**Your instructions:**
Going through the material below, please gather all lines with the word "chart" in them.

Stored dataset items
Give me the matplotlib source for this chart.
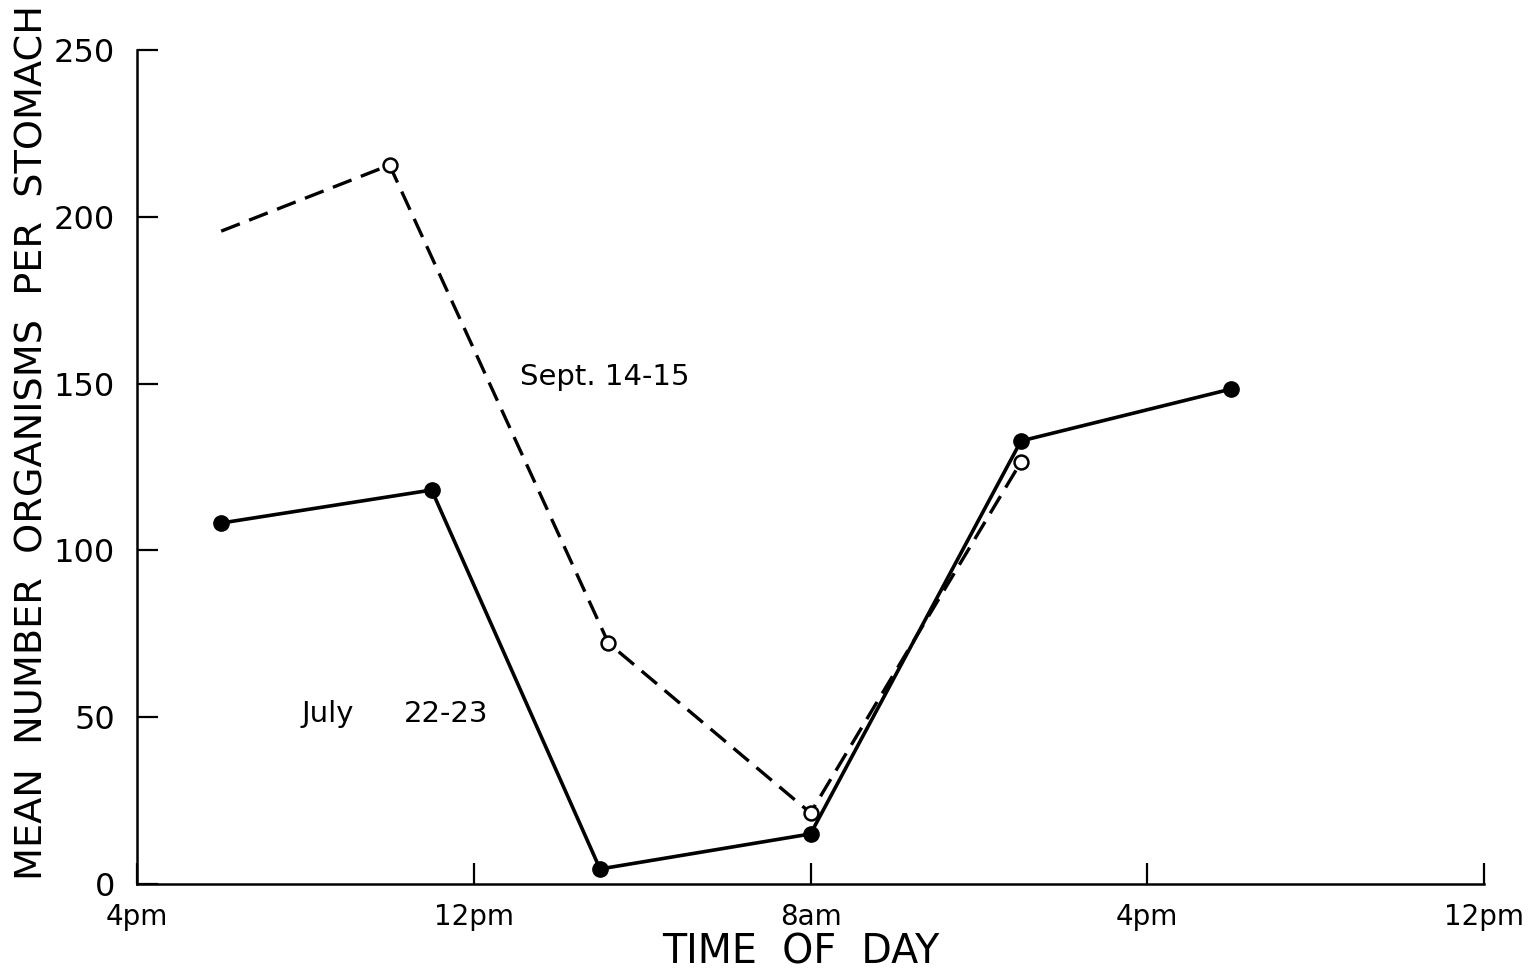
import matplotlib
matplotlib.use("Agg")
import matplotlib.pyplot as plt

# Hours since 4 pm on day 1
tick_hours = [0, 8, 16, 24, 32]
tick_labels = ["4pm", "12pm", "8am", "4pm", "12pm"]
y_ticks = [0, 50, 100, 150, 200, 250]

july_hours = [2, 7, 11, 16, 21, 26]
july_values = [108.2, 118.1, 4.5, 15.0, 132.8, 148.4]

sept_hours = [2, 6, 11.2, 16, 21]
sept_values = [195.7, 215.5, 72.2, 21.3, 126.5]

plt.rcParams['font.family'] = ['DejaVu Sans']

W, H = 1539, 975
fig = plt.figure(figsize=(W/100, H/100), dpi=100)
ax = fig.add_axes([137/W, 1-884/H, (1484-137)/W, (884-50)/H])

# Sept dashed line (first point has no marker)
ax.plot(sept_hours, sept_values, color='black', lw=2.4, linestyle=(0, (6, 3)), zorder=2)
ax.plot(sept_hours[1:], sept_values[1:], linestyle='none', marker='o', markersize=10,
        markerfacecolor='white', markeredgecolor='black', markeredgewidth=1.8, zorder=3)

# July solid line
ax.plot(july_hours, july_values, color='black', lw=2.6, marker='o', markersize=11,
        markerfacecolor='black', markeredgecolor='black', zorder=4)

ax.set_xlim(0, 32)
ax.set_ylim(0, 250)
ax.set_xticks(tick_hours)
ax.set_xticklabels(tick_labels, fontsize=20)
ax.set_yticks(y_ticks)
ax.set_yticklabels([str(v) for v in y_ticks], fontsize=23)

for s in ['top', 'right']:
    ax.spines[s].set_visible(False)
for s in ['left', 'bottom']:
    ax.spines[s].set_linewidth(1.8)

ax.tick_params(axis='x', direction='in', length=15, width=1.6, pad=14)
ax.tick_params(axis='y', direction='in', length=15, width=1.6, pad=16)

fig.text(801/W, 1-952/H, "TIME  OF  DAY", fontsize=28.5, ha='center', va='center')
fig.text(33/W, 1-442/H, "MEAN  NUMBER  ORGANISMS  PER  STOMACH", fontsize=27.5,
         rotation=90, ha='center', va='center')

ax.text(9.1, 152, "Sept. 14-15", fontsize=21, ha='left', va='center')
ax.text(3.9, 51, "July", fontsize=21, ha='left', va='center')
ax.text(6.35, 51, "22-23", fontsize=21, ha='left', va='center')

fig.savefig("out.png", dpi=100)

--

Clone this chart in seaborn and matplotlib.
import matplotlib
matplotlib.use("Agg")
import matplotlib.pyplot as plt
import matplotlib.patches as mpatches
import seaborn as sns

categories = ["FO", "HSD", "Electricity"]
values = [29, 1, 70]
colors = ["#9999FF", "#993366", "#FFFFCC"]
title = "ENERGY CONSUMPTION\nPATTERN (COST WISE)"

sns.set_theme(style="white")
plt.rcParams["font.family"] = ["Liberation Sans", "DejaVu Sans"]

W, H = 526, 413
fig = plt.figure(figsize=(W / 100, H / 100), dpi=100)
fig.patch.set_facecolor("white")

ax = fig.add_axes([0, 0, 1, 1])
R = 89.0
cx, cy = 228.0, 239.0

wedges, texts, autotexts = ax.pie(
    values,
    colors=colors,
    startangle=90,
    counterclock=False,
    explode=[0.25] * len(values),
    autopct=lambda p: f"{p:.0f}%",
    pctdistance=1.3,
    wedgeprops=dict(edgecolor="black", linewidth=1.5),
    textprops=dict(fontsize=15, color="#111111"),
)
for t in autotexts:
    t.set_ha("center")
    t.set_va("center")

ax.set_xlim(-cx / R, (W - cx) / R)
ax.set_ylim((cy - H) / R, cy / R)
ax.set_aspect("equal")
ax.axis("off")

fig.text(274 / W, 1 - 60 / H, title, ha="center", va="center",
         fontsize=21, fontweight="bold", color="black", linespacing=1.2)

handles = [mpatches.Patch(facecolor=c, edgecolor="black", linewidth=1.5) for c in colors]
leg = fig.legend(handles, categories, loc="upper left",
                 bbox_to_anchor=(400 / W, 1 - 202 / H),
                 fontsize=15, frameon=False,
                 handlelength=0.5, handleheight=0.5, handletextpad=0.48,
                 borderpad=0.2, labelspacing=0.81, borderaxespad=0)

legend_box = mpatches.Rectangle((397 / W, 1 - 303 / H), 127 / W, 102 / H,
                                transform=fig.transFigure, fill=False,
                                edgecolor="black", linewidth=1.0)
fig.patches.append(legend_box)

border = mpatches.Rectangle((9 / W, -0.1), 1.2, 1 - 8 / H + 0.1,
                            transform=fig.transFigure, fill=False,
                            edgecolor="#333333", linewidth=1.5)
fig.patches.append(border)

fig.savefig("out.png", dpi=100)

**Finished task:**
Give me the matplotlib source for this chart.
Clone this chart in seaborn and matplotlib.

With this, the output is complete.